··· Information shown

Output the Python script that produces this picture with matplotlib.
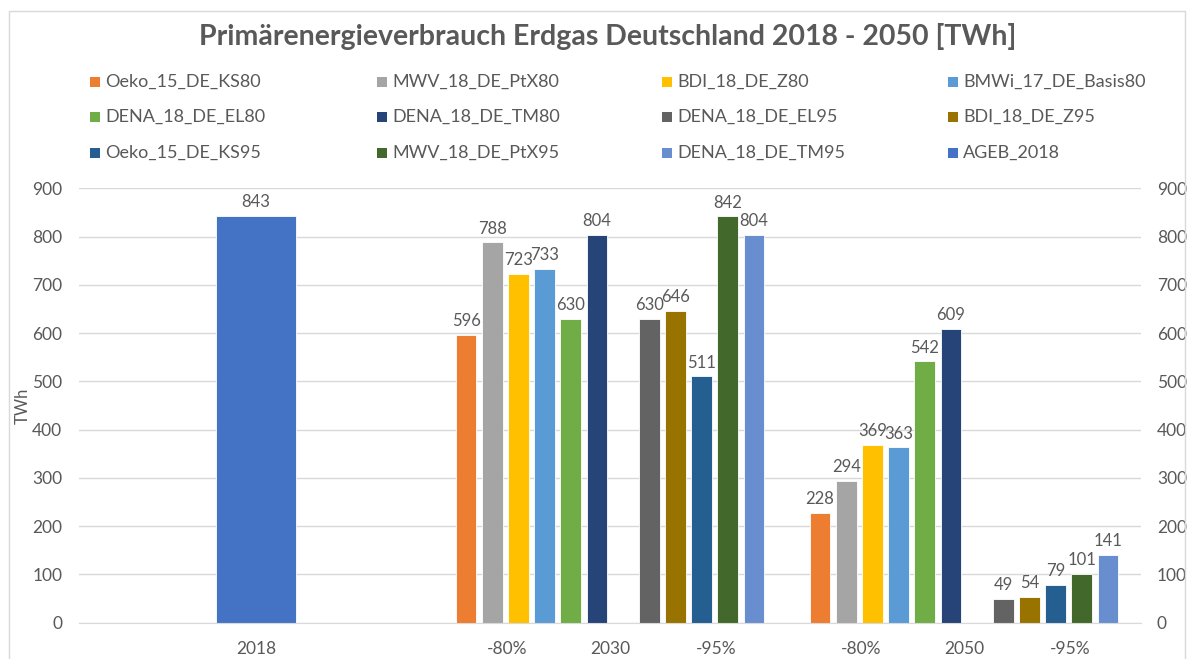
import matplotlib
matplotlib.use("Agg")
import matplotlib.pyplot as plt
from matplotlib.patches import Rectangle
from matplotlib.lines import Line2D

plt.rcParams['font.family'] = ['Lato', 'DejaVu Sans']

title = "Primärenergieverbrauch Erdgas Deutschland 2018 - 2050 [TWh]"
years = ["2018", "2030", "2050"]
sub_labels = ["-80%", "-95%"]

series_80 = ["Oeko_15_DE_KS80", "MWV_18_DE_PtX80", "BDI_18_DE_Z80",
             "BMWi_17_DE_Basis80", "DENA_18_DE_EL80", "DENA_18_DE_TM80"]
series_95 = ["DENA_18_DE_EL95", "BDI_18_DE_Z95", "Oeko_15_DE_KS95",
             "MWV_18_DE_PtX95", "DENA_18_DE_TM95"]
colors_80 = ["#ED7D31", "#A5A5A5", "#FFC000", "#5B9BD5", "#70AD47", "#264478"]
colors_95 = ["#636363", "#997300", "#255E91", "#43682B", "#698ED0"]

values_80 = {"2030": [596, 788, 723, 733, 630, 804],
             "2050": [228, 294, 369, 363, 542, 609]}
values_95 = {"2030": [630, 646, 511, 842, 804],
             "2050": [49, 54, 79, 101, 141]}

ageb_label = "AGEB_2018"
ageb_color = "#4472C4"
ageb_value = 843

TXT = "#595959"
GRID = "#D9D9D9"
W, H = 1189, 659

fig = plt.figure(figsize=(11.89, 6.59), dpi=100)
ax = fig.add_axes([79 / W, 1 - 622.7 / H, 1062 / W, (622.7 - 188.3) / H])

step = 0.0739
bw = 0.058
edge = dict(edgecolor="white", linewidth=0.6)
lbl = dict(padding=4, fontsize=12, color="#595959")

b = ax.bar([0], [ageb_value], width=0.226, color=ageb_color, **edge)
ax.bar_label(b, **lbl)

for gi, yr in enumerate(years[1:], start=1):
    for k, v in enumerate(values_80[yr]):
        x = gi + (k - 5.5) * step
        b = ax.bar([x], [v], width=bw, color=colors_80[k], **edge)
        ax.bar_label(b, **lbl)
    for k, v in enumerate(values_95[yr]):
        x = gi + (k + 7 - 5.5) * step
        b = ax.bar([x], [v], width=bw, color=colors_95[k], **edge)
        ax.bar_label(b, **lbl)

ax.set_xlim(-0.5, 2.5)
ax.set_ylim(0, 900)
ax.set_yticks(range(0, 901, 100))
ax.grid(axis="y", color=GRID, linewidth=1)
ax.set_axisbelow(True)
for s in ["top", "right", "left"]:
    ax.spines[s].set_visible(False)
ax.spines["bottom"].set_color(GRID)

xt = [0]
xl = [years[0]]
for gi, yr in enumerate(years[1:], start=1):
    xt += [gi - 0.29, gi, gi + 0.30]
    xl += [sub_labels[0], yr, sub_labels[1]]
ax.set_xticks(xt)
ax.set_xticklabels(xl)
ax.tick_params(axis="x", length=0, pad=13, labelsize=12.5, labelcolor=TXT)
ax.tick_params(axis="y", length=0, pad=12, labelsize=12.5, labelcolor=TXT)
ax.set_ylabel("TWh", fontsize=12, color=TXT, labelpad=1)

ax2 = ax.twinx()
ax2.set_ylim(0, 900)
ax2.set_yticks(range(0, 901, 100))
for s in ["top", "right", "left", "bottom"]:
    ax2.spines[s].set_visible(False)
ax2.tick_params(axis="y", length=0, pad=11.5, labelsize=12.5, labelcolor=TXT)

fig.text(608 / W, 1 - 36 / H, title, ha="center", va="center",
         fontsize=20.5, fontweight="bold", color=TXT)

# legend laid out row by row like the original
names = series_80 + series_95 + [ageb_label]
cols = colors_80 + colors_95 + [ageb_color]
col_x = [90, 377, 662, 948]
row_y = [82, 117, 153]
for i, (n, c) in enumerate(zip(names, cols)):
    r, cc = divmod(i, 4)
    x0 = col_x[cc]
    y0 = row_y[r]
    fig.add_artist(Rectangle((x0 / W, 1 - (y0 + 5) / H), 10 / W, 10 / H,
                             transform=fig.transFigure, facecolor=c,
                             edgecolor="none"))
    fig.text((x0 + 15) / W, 1 - y0 / H, n, ha="left", va="center",
             fontsize=13, color=TXT)

fx = [9 / W, 9 / W, 1185 / W, 1185 / W]
fy = [0, 1 - 11 / H, 1 - 11 / H, 0]
fig.add_artist(Line2D(fx, fy, transform=fig.transFigure, color=GRID, linewidth=1))

fig.savefig("out.png", dpi=100)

······

Stated exercise:
Skip the pictures and restate exactly the lines from the beginning of the listing to the line with "plt.rcParams['font.family'] = ['Lato', 'DejaVu", that line included.

The result:
Output the Python script that produces this picture with matplotlib.
import matplotlib
matplotlib.use("Agg")
import matplotlib.pyplot as plt
from matplotlib.patches import Rectangle
from matplotlib.lines import Line2D

plt.rcParams['font.family'] = ['Lato', 'DejaVu Sans']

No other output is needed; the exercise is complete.